Given information -
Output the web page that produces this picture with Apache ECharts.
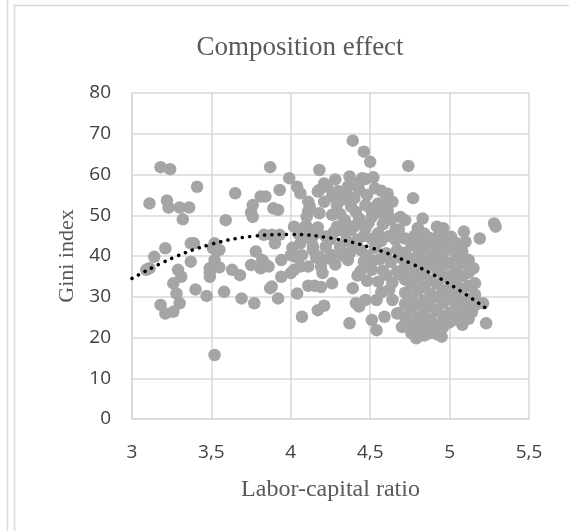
<!DOCTYPE html>
<html>
<head>
<meta charset="utf-8">
<script src="https://cdn.jsdelivr.net/npm/echarts@6/dist/echarts.min.js"></script>
<style>
  html, body { margin: 0; padding: 0; background: #fff; }
  #chart { width: 569px; height: 531px; }
</style>
</head>
<body>
<div id="chart"></div>
<script>
// labor-capital ratio / Gini index pairs
const leftGroup = [
  [3.11, 52.9], [3.18, 61.8], [3.24, 61.3], [3.22, 53.6], [3.23, 51.9], [3.30, 51.9], [3.36, 51.9],
  [3.32, 49.0], [3.41, 57.0], [3.21, 41.9], [3.14, 39.8], [3.11, 37.0], [3.09, 36.6], [3.37, 43.1],
  [3.39, 43.1], [3.37, 38.6], [3.29, 36.6], [3.31, 34.9], [3.26, 33.3], [3.28, 30.8], [3.30, 28.4],
  [3.18, 28.0], [3.21, 25.9], [3.26, 26.3], [3.40, 31.8], [3.47, 30.2], [3.49, 35.8], [3.49, 34.9],
  [3.51, 41.9], [3.52, 43.1], [3.55, 41.5], [3.52, 39.0], [3.55, 37.2], [3.49, 37.0], [3.58, 31.2],
  [3.63, 36.6], [3.68, 35.3], [3.69, 29.6], [3.77, 28.4], [3.75, 37.8], [3.81, 37.0], [3.83, 38.4],
  [3.78, 41.1], [3.82, 39.0], [3.87, 32.1], [3.52, 15.7], [3.59, 48.8], [3.65, 55.4], [3.76, 52.5],
  [3.75, 50.7], [3.76, 49.6], [3.81, 54.6], [3.84, 54.6], [3.87, 61.8], [3.93, 56.2], [3.89, 51.7],
  [3.92, 51.3], [3.83, 45.2], [3.88, 45.2], [3.93, 45.2], [3.90, 43.1], [3.94, 39.0], [3.86, 37.4],
  [3.88, 32.5], [3.92, 29.6], [3.94, 34.9]
];

const centerGroup = [
  [3.99, 59.1], [4.04, 57.0], [4.06, 55.4], [4.12, 52.1], [4.10, 47.2], [4.08, 44.7], [4.02, 47.2],
  [4.14, 42.3], [4.18, 39.8], [4.20, 35.8], [4.06, 37.4], [4.00, 35.8], [4.03, 39.8], [4.07, 40.2],
  [4.01, 42.0], [4.06, 43.1], [4.00, 40.2], [4.02, 36.6], [4.11, 37.4], [4.04, 30.8], [4.07, 25.1],
  [4.17, 26.7], [4.21, 27.8], [4.11, 32.7], [4.15, 32.7], [4.19, 32.4], [4.26, 33.3], [4.18, 61.1],
  [4.18, 56.2], [4.21, 57.8], [4.17, 55.8], [4.23, 57.0], [4.26, 54.6], [4.28, 58.8], [4.11, 53.3],
  [4.21, 53.3], [4.29, 52.5], [4.11, 51.0], [4.10, 49.6], [4.18, 50.5], [4.26, 50.1], [4.09, 47.2],
  [4.17, 47.0], [4.29, 47.2], [4.14, 41.5], [4.22, 42.3], [4.31, 42.3], [4.16, 39.6], [4.26, 40.2],
  [4.19, 37.4], [4.22, 44.8], [4.15, 45.3], [4.35, 55.4], [4.43, 56.2], [4.37, 59.5], [4.45, 59.1],
  [4.52, 59.3], [4.47, 58.9], [4.53, 56.6], [4.38, 52.1], [4.47, 52.5], [4.55, 52.9], [4.64, 53.3],
  [4.59, 53.3], [4.34, 48.8], [4.43, 49.2], [4.51, 49.6], [4.63, 48.8], [4.69, 49.6], [4.62, 49.6],
  [4.38, 46.4], [4.47, 46.8], [4.55, 45.6], [4.66, 46.4], [4.37, 40.7], [4.44, 41.5], [4.53, 42.0],
  [4.60, 40.7], [4.67, 41.5], [4.36, 39.0], [4.46, 38.6], [4.51, 36.6], [4.39, 68.3], [4.46, 65.6],
  [4.50, 63.1], [4.74, 62.1], [4.77, 54.2], [4.39, 32.1], [4.43, 27.6], [4.37, 23.5], [4.47, 29.2],
  [4.51, 24.3], [4.54, 21.8], [4.59, 25.1], [4.64, 29.2], [4.62, 31.7], [4.41, 28.4], [4.54, 29.2],
  [4.67, 25.9], [4.71, 22.7], [4.68, 26.0],
  [4.27, 45.8], [4.31, 50.3], [4.33, 53.9], [4.36, 57.1], [4.40, 54.2], [4.41, 50.8], [4.40, 47.3],
  [4.42, 44.0], [4.39, 42.6], [4.44, 36.3], [4.48, 55.0], [4.50, 51.7], [4.49, 48.1], [4.51, 44.2],
  [4.48, 40.1], [4.56, 39.2], [4.57, 43.7], [4.58, 47.8], [4.56, 50.6], [4.61, 51.2], [4.62, 44.9],
  [4.63, 38.5], [4.66, 43.9], [4.69, 39.6], [4.67, 36.2], [4.60, 35.4], [4.55, 33.7], [4.48, 33.9],
  [4.42, 35.2], [4.35, 43.8], [4.33, 40.1], [4.28, 37.9], [4.24, 39.4], [4.25, 44.1], [4.30, 55.9],
  [4.43, 58.0], [4.57, 56.0], [4.61, 55.3], [4.58, 36.4], [4.52, 38.9], [4.46, 44.9], [4.33, 46.1],
  [4.64, 33.5], [4.70, 35.4], [4.57, 31.1], [4.13, 44.0], [4.05, 45.4]
];

const rightGroup = [
  [4.83, 49.2], [4.72, 48.8], [4.92, 47.2], [4.96, 46.8], [5.09, 46.0], [5.28, 48.0], [5.29, 47.2],
  [5.19, 44.3], [5.10, 43.5], [5.01, 44.7], [4.95, 45.0], [4.86, 44.7], [4.78, 45.0], [4.68, 46.5],
  [4.81, 42.7], [4.90, 42.3], [4.95, 41.7], [5.06, 39.8], [5.23, 23.5], [5.21, 28.4], [5.16, 33.3],
  [5.15, 37.0], [5.08, 23.1], [5.14, 26.2], [4.95, 20.2], [4.79, 19.8], [4.87, 21.0], [4.70, 22.6],
  [4.72, 44.3], [4.72, 40.8], [4.72, 37.6], [4.72, 34.2], [4.72, 31.0], [4.72, 28.3], [4.72, 25.1],
  [4.76, 42.6], [4.76, 39.2], [4.76, 36.1], [4.76, 33.0], [4.76, 29.8], [4.76, 26.7], [4.76, 23.4], [4.76, 21.0],
  [4.80, 46.9], [4.80, 43.9], [4.80, 40.2], [4.80, 37.5], [4.80, 34.6], [4.80, 31.4], [4.80, 28.1], [4.80, 24.8], [4.80, 22.2],
  [4.84, 45.5], [4.84, 41.8], [4.84, 38.6], [4.84, 35.7], [4.84, 32.5], [4.84, 29.1], [4.84, 26.3], [4.84, 23.6], [4.84, 20.5],
  [4.88, 43.9], [4.88, 40.7], [4.88, 37.9], [4.88, 34.0], [4.88, 30.8], [4.88, 27.7], [4.88, 24.5], [4.88, 21.9],
  [4.92, 44.6], [4.92, 39.5], [4.92, 36.4], [4.92, 33.2], [4.92, 29.9], [4.92, 26.6], [4.92, 23.2], [4.92, 20.8],
  [4.96, 43.0], [4.96, 39.1], [4.96, 37.8], [4.96, 34.8], [4.96, 31.6], [4.96, 28.5], [4.96, 25.3], [4.96, 22.6],
  [5.00, 41.6], [5.00, 38.3], [5.00, 35.2], [5.00, 32.3], [5.00, 29.4], [5.00, 26.1], [5.00, 23.7],
  [5.04, 43.2], [5.04, 40.6], [5.04, 36.8], [5.04, 33.9], [5.04, 30.4], [5.04, 27.3], [5.04, 24.4],
  [5.08, 41.1], [5.08, 38.2], [5.08, 35.1], [5.08, 31.9], [5.08, 28.8], [5.08, 25.6],
  [5.12, 39.0], [5.12, 35.9], [5.12, 32.7], [5.12, 29.6], [5.12, 26.9], [5.12, 24.6],
  [5.16, 30.5], [5.16, 27.9]
];

// dotted polynomial trendline
const trendX = [3, 3.25, 3.5, 3.75, 4, 4.25, 4.5, 4.75, 5, 5.25];
const trendY = [34.5, 39.4, 42.9, 44.8, 45.3, 44.4, 42.1, 38.3, 33.1, 26.6];

const chart = echarts.init(document.getElementById('chart'));

const gridColor = '#d9d9d9';
const textColor = '#595959';
const serif = '"Liberation Serif", "DejaVu Serif", serif';
const sans = '"Open Sans", "Noto Sans", sans-serif';

const option = {
  animation: false,
  backgroundColor: '#fff',
  title: {
    text: 'Composition effect',
    left: 295,
    top: 29,
    textAlign: 'center',
    textStyle: { fontFamily: serif, fontSize: 27, fontWeight: 'normal', color: textColor }
  },
  graphic: [
    { type: 'line', shape: { x1: 7.5, y1: 0, x2: 7.5, y2: 531 }, style: { stroke: gridColor, lineWidth: 1.5 } },
    { type: 'rect', shape: { x: 14.5, y: 5.5, width: 700, height: 700 }, style: { stroke: gridColor, fill: null, lineWidth: 1.5 } }
  ],
  grid: { left: 132, right: 40, top: 93, bottom: 112 },
  xAxis: {
    type: 'value',
    min: 3,
    max: 5.5,
    interval: 0.5,
    name: 'Labor-capital ratio',
    nameLocation: 'middle',
    nameGap: 59,
    nameTextStyle: { fontFamily: serif, fontSize: 24, color: textColor },
    axisLine: { lineStyle: { color: gridColor, width: 1.5 } },
    axisTick: { show: false },
    axisLabel: {
      margin: 24,
      fontFamily: sans,
      fontSize: 19,
      color: '#404040',
      formatter: v => String(v).replace('.', ',')
    },
    splitLine: { show: true, lineStyle: { color: gridColor, width: 1.5 } }
  },
  yAxis: {
    type: 'value',
    min: 0,
    max: 80,
    interval: 10,
    name: 'Gini index',
    nameLocation: 'middle',
    nameGap: 52,
    nameTextStyle: { fontFamily: serif, fontSize: 22, color: textColor },
    axisLine: { show: true, lineStyle: { color: gridColor, width: 1.5 } },
    axisTick: { show: false },
    axisLabel: { margin: 21, fontFamily: sans, fontSize: 19, color: '#404040' },
    splitLine: { show: true, lineStyle: { color: gridColor, width: 1.5 } }
  },
  series: [
    {
      type: 'scatter',
      data: leftGroup.concat(centerGroup, rightGroup),
      symbolSize: 12.5,
      itemStyle: { color: '#a5a5a5', opacity: 1 },
      z: 2
    },
    {
      type: 'line',
      data: trendX.map((x, i) => [x, trendY[i]]),
      showSymbol: false,
      smooth: 0.4,
      lineStyle: { color: '#000', width: 3.5, type: [0.1, 7.3], cap: 'round' },
      z: 3
    }
  ]
};

chart.setOption(option);
</script>
</body>
</html>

Your task -
Only the count is needed: the number of lines in the data that include the word "picture".

Solved problem -
1